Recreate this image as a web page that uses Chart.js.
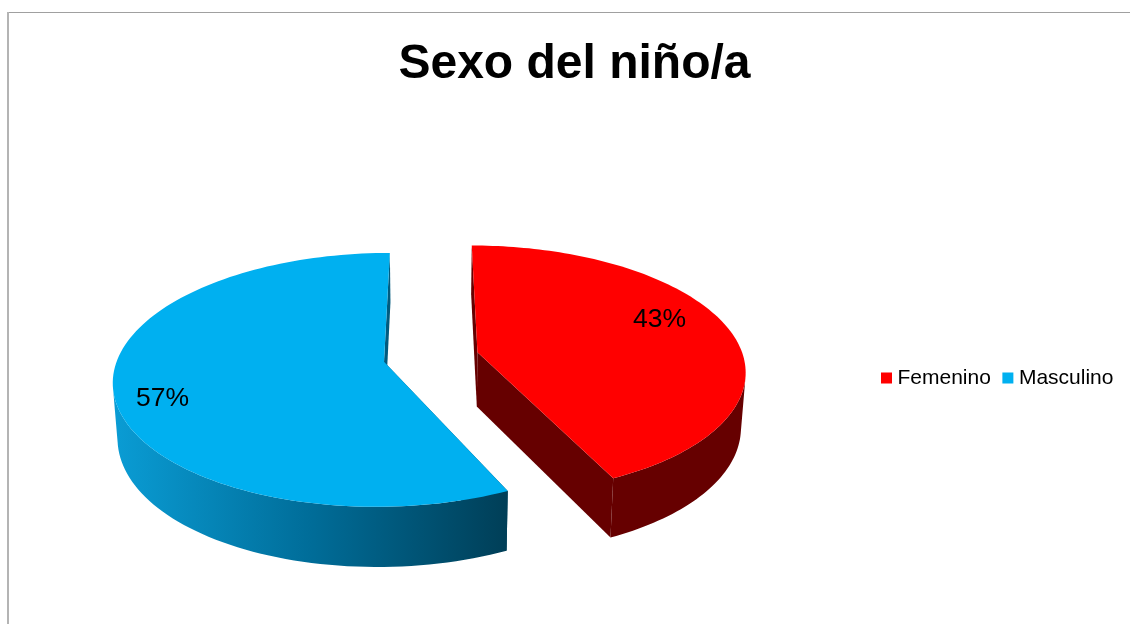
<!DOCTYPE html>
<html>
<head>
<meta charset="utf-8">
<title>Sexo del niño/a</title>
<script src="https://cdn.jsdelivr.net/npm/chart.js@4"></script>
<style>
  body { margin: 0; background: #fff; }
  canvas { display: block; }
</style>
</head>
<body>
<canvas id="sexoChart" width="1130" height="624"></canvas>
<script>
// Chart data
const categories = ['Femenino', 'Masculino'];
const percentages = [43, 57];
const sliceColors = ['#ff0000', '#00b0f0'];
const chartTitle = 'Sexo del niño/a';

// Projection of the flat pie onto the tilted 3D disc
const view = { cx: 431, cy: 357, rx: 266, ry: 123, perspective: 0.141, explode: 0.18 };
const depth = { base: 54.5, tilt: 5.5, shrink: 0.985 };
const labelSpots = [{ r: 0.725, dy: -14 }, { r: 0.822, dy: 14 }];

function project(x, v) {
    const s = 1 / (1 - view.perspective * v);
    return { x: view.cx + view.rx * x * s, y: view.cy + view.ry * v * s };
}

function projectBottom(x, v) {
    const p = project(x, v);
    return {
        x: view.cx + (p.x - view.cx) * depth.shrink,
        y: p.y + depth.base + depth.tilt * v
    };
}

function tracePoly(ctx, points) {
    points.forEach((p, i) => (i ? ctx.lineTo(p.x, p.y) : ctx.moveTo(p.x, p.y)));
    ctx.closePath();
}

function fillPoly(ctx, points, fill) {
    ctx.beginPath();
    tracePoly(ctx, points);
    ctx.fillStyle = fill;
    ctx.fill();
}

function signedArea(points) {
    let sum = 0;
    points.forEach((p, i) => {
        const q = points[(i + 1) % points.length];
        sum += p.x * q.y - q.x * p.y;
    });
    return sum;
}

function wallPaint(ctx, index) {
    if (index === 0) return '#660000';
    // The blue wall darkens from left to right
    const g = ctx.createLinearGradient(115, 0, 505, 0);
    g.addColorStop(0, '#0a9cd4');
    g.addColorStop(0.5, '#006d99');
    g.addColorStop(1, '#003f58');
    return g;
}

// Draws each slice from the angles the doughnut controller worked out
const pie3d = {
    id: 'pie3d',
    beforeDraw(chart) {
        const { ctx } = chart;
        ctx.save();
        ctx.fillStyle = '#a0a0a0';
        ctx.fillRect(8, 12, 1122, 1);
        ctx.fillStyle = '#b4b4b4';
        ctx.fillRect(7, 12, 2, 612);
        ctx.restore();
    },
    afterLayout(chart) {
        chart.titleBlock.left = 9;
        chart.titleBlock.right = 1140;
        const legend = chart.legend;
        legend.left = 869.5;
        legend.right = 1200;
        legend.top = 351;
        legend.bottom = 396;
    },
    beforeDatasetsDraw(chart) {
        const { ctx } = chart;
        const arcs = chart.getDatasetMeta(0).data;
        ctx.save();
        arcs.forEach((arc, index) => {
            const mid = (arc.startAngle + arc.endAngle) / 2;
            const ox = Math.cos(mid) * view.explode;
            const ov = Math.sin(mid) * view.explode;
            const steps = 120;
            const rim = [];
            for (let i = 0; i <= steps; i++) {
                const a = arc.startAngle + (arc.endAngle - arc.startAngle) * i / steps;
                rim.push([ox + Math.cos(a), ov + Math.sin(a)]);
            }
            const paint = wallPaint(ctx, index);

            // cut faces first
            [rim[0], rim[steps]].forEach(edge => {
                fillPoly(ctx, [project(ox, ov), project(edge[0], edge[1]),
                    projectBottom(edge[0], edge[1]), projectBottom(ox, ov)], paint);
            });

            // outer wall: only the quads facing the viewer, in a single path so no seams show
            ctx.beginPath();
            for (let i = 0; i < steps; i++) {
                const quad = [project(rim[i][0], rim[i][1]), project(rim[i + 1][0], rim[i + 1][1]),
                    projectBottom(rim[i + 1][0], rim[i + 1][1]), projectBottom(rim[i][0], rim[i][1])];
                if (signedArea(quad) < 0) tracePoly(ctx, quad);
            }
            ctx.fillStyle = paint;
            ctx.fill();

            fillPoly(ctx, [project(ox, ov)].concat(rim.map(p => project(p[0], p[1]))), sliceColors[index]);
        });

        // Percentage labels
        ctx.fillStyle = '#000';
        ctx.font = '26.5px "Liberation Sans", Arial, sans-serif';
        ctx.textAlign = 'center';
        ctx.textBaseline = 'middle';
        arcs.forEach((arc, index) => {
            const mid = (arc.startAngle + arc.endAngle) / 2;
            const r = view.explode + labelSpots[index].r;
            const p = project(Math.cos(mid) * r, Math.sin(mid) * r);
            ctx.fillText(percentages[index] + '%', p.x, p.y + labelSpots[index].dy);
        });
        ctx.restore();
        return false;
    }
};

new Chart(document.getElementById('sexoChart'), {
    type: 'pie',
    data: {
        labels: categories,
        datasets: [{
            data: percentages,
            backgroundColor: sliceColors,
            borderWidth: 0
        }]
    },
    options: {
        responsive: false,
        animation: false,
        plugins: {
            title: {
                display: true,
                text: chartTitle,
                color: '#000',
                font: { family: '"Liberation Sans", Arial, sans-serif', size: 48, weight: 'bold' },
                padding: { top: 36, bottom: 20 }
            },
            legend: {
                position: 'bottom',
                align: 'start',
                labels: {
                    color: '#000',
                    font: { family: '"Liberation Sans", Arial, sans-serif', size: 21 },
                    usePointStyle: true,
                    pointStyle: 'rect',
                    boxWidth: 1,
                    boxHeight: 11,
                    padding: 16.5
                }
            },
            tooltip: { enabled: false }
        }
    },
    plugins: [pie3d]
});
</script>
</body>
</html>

----------------------------------------

▶ _Aim of the exercise_
Copy out each line exactly, without the pictures.

▶ _Finished answer_
Recreate this image as a web page that uses Chart.js.
<!DOCTYPE html>
<html>
<head>
<meta charset="utf-8">
<title>Sexo del niño/a</title>
<script src="https://cdn.jsdelivr.net/npm/chart.js@4"></script>
<style>
  body { margin: 0; background: #fff; }
  canvas { display: block; }
</style>
</head>
<body>
<canvas id="sexoChart" width="1130" height="624"></canvas>
<script>
// Chart data
const categories = ['Femenino', 'Masculino'];
const percentages = [43, 57];
const sliceColors = ['#ff0000', '#00b0f0'];
const chartTitle = 'Sexo del niño/a';

// Projection of the flat pie onto the tilted 3D disc
const view = { cx: 431, cy: 357, rx: 266, ry: 123, perspective: 0.141, explode: 0.18 };
const depth = { base: 54.5, tilt: 5.5, shrink: 0.985 };
const labelSpots = [{ r: 0.725, dy: -14 }, { r: 0.822, dy: 14 }];

function project(x, v) {
    const s = 1 / (1 - view.perspective * v);
    return { x: view.cx + view.rx * x * s, y: view.cy + view.ry * v * s };
}

function projectBottom(x, v) {
    const p = project(x, v);
    return {
        x: view.cx + (p.x - view.cx) * depth.shrink,
        y: p.y + depth.base + depth.tilt * v
    };
}

function tracePoly(ctx, points) {
    points.forEach((p, i) => (i ? ctx.lineTo(p.x, p.y) : ctx.moveTo(p.x, p.y)));
    ctx.closePath();
}

function fillPoly(ctx, points, fill) {
    ctx.beginPath();
    tracePoly(ctx, points);
    ctx.fillStyle = fill;
    ctx.fill();
}

function signedArea(points) {
    let sum = 0;
    points.forEach((p, i) => {
        const q = points[(i + 1) % points.length];
        sum += p.x * q.y - q.x * p.y;
    });
    return sum;
}

function wallPaint(ctx, index) {
    if (index === 0) return '#660000';
    // The blue wall darkens from left to right
    const g = ctx.createLinearGradient(115, 0, 505, 0);
    g.addColorStop(0, '#0a9cd4');
    g.addColorStop(0.5, '#006d99');
    g.addColorStop(1, '#003f58');
    return g;
}

// Draws each slice from the angles the doughnut controller worked out
const pie3d = {
    id: 'pie3d',
    beforeDraw(chart) {
        const { ctx } = chart;
        ctx.save();
        ctx.fillStyle = '#a0a0a0';
        ctx.fillRect(8, 12, 1122, 1);
        ctx.fillStyle = '#b4b4b4';
        ctx.fillRect(7, 12, 2, 612);
        ctx.restore();
    },
    afterLayout(chart) {
        chart.titleBlock.left = 9;
        chart.titleBlock.right = 1140;
        const legend = chart.legend;
        legend.left = 869.5;
        legend.right = 1200;
        legend.top = 351;
        legend.bottom = 396;
    },
    beforeDatasetsDraw(chart) {
        const { ctx } = chart;
        const arcs = chart.getDatasetMeta(0).data;
        ctx.save();
        arcs.forEach((arc, index) => {
            const mid = (arc.startAngle + arc.endAngle) / 2;
            const ox = Math.cos(mid) * view.explode;
            const ov = Math.sin(mid) * view.explode;
            const steps = 120;
            const rim = [];
            for (let i = 0; i <= steps; i++) {
                const a = arc.startAngle + (arc.endAngle - arc.startAngle) * i / steps;
                rim.push([ox + Math.cos(a), ov + Math.sin(a)]);
            }
            const paint = wallPaint(ctx, index);

            // cut faces first
            [rim[0], rim[steps]].forEach(edge => {
                fillPoly(ctx, [project(ox, ov), project(edge[0], edge[1]),
                    projectBottom(edge[0], edge[1]), projectBottom(ox, ov)], paint);
            });

            // outer wall: only the quads facing the viewer, in a single path so no seams show
            ctx.beginPath();
            for (let i = 0; i < steps; i++) {
                const quad = [project(rim[i][0], rim[i][1]), project(rim[i + 1][0], rim[i + 1][1]),
                    projectBottom(rim[i + 1][0], rim[i + 1][1]), projectBottom(rim[i][0], rim[i][1])];
                if (signedArea(quad) < 0) tracePoly(ctx, quad);
            }
            ctx.fillStyle = paint;
            ctx.fill();

            fillPoly(ctx, [project(ox, ov)].concat(rim.map(p => project(p[0], p[1]))), sliceColors[index]);
        });

        // Percentage labels
        ctx.fillStyle = '#000';
        ctx.font = '26.5px "Liberation Sans", Arial, sans-serif';
        ctx.textAlign = 'center';
        ctx.textBaseline = 'middle';
        arcs.forEach((arc, index) => {
            const mid = (arc.startAngle + arc.endAngle) / 2;
            const r = view.explode + labelSpots[index].r;
            const p = project(Math.cos(mid) * r, Math.sin(mid) * r);
            ctx.fillText(percentages[index] + '%', p.x, p.y + labelSpots[index].dy);
        });
        ctx.restore();
        return false;
    }
};

new Chart(document.getElementById('sexoChart'), {
    type: 'pie',
    data: {
        labels: categories,
        datasets: [{
            data: percentages,
            backgroundColor: sliceColors,
            borderWidth: 0
        }]
    },
    options: {
        responsive: false,
        animation: false,
        plugins: {
            title: {
                display: true,
                text: chartTitle,
                color: '#000',
                font: { family: '"Liberation Sans", Arial, sans-serif', size: 48, weight: 'bold' },
                padding: { top: 36, bottom: 20 }
            },
            legend: {
                position: 'bottom',
                align: 'start',
                labels: {
                    color: '#000',
                    font: { family: '"Liberation Sans", Arial, sans-serif', size: 21 },
                    usePointStyle: true,
                    pointStyle: 'rect',
                    boxWidth: 1,
                    boxHeight: 11,
                    padding: 16.5
                }
            },
            tooltip: { enabled: false }
        }
    },
    plugins: [pie3d]
});
</script>
</body>
</html>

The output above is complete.